Online shopping changing retail world
Updated: 2013-12-03 08:14
By Chen Jia in San Francisco (China Daily USA)
As Black Friday fizzled out for US retailers, Chinese online consumers across the Pacific Ocean joined in a bigger e-commerce shopping wave on Monday to help bail them out.
"Even though many US brands say their Cyber Monday offers are not valid on international shipments, it is no problem for us to find overseas buyers on the Internet," Danny Mao, a 30-year-old Beijinger, told China Daily on Monday.
She purchased more than $6,000 worth of US branded merchandise on Cyber Monday, including handbags, outerwear, dresses, shoes and skincare products.
She did it by finding overseas buyers in San Francisco, Los Angeles and New York to order for her online and take advantage of Cyber Monday promotions.

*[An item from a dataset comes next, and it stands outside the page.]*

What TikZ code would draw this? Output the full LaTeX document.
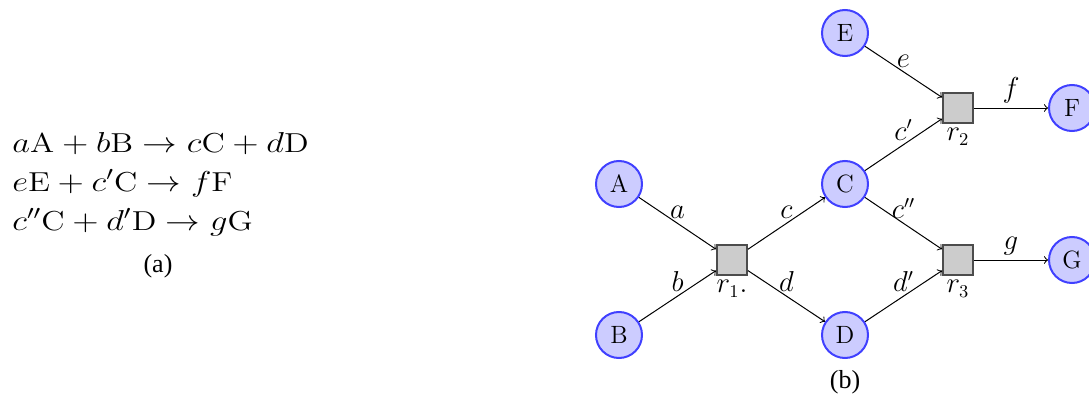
\documentclass[tikz,border=0pt]{standalone}
\usepackage{fontspec}
\newfontfamily\capfont{Liberation Serif}
\begin{document}
\begin{tikzpicture}[x=0.5pt,y=-0.5pt,
  every node/.style={font=\fontsize{13.5}{16}\selectfont},
  species/.style={circle, minimum size=23pt, inner sep=0pt, draw=blue!75, fill=blue!20, line width=1pt, font=\fontsize{12.5}{15}\selectfont},
  reaction/.style={rectangle, minimum size=15pt, inner sep=0pt, draw=black!70, fill=black!20, line width=1pt},
  arr/.style={->, line width=0.5pt},
  lbl/.style={above, midway, inner sep=2pt},
  eqn/.style={anchor=base west, inner sep=0pt, xscale=1.2, font=\fontsize{13.7}{16}\selectfont},
  capt/.style={font=\capfont\fontsize{13}{15}\selectfont}]
\useasboundingbox (0,0) rectangle (1089,396);
% left part: equations
\node[eqn] (eq1) at (12,152) {$a\mathrm{A}+b\mathrm{B}\to c\mathrm{C}+d\mathrm{D}$};
\node[eqn] (eq2) at (12,191) {$e\mathrm{E}+c'\mathrm{C}\to f\mathrm{F}$};
\node[eqn] (eq3) at (12,230) {$c''\mathrm{C}+d'\mathrm{D}\to g\mathrm{G}$};
\node[capt] (capa) at (158,266) {(a)};
% right part: network
\node[species] (A) at (619,184) {A};
\node[species] (B) at (619,335) {B};
\node[reaction, label={[inner sep=2pt]below:$r_1.$}] (r1) at (732,260) {};
\node[species] (C) at (845,184) {C};
\node[species] (D) at (845,335) {D};
\node[species] (E) at (845,33) {E};
\node[reaction, label={[inner sep=2pt]below:$r_2$}] (r2) at (958,108) {};
\node[species] (F) at (1072,108) {F};
\node[reaction, label={[inner sep=2pt]below:$r_3$}] (r3) at (958,260) {};
\node[species] (G) at (1072,260) {G};
\node[capt] (capb) at (845,382) {(b)};
\draw[arr] (A) -- node[lbl] {$a$} (r1);
\draw[arr] (B) -- node[lbl] {$b$} (r1);
\draw[arr] (r1) -- node[lbl] {$c$} (C);
\draw[arr] (r1) -- node[lbl] {$d$} (D);
\draw[arr] (E) -- node[lbl] {$e$} (r2);
\draw[arr] (C) -- node[lbl] {$c'$} (r2);
\draw[arr] (r2) -- node[lbl] {$f$} (F);
\draw[arr] (C) -- node[lbl] {$c''$} (r3);
\draw[arr] (D) -- node[lbl] {$d'$} (r3);
\draw[arr] (r3) -- node[lbl] {$g$} (G);
\end{tikzpicture}
\end{document}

"Overseas buyers always keep a close eye on popular websites and translate new deals into Chinese quickly. So I am alerted about them just three-to-five minutes after they become active," she said.
On Monday, ABC News quoted a survey by the National Retail Federation that American shopper spending over the Thanksgiving weekend dropped for the first time in seven years.
The report said spending was expected to hit a ceiling of $57.4 billion over the four-day weekend, a drop of 2.9 percent from the previous record. The trade group said consumers were being more cautious about spending.
"More money will be spent later in the season as consumers will be looking to find even larger discounts than what they experienced this past weekend," said Larry Chiagouris, a professor of marketing at Pace University's Lubin School of Business in New York.
"More money will be spent online as consumers become more comfortable with purchasing more expensive items," he said.
Shopping sprees also come from Chinese travelers visiting the US during the holiday season.
However, most of them were not standing in lines at Macy's or Walmart on the eve of Black Friday. Instead, they prefer fishing for deals online.
"Since I have a mailing address in the US, online shopping is a very convenient choice for me to save both time and energy," said Renee Gao, a Chinese IT software developer who was on a business trip to Silicon Valley.
Last year, she drove to Portland, Oregon from California during Black Friday weekend to shop tax-free.
"It used to cost me around $1,000 for car rental, insurance and hotel," she said. "I did the math, and decided to sit in front of the computer for Cyber Monday this year."
US retailers launched many of their Black Friday discounts early this year, and many of them also declared Monday the start of "Cyber Week", meaning it's not just Cyber Monday any more.
Gao had been persuaded, as early as the weekend before Black Friday, to buy a 50-percent-discounted Max Mara coat at Livermore Premier Outlet in North California at a final sale prize.
"My first reaction was to log on to the brand's website by mobile-phone and check updated details of the deal," she said. "The Internet and mobile commerce are changing the way Chinese consumers shop domestic and overseas."
In 2012, Chinese consumers spent a record 1.3 trillion yuan online, narrowing the gap with the US.
Brain &Co, a global management consulting company, earlier said the Chinese online retailing market has increased at a 71 percent compound annual growth rate since 2009 — about five-times as fast as its American counterpart.
The country, on a fast track of developing e-commerce, will officially take the online shopping crown from the US and become the world's No 1 early next year, according to a report in Bloomberg last month.
"Though I don't think the e-commerce rates in China will grow that fast, I believe the country will become the world's No 1 e-commerce market in 2016," said Larry Chiagouris.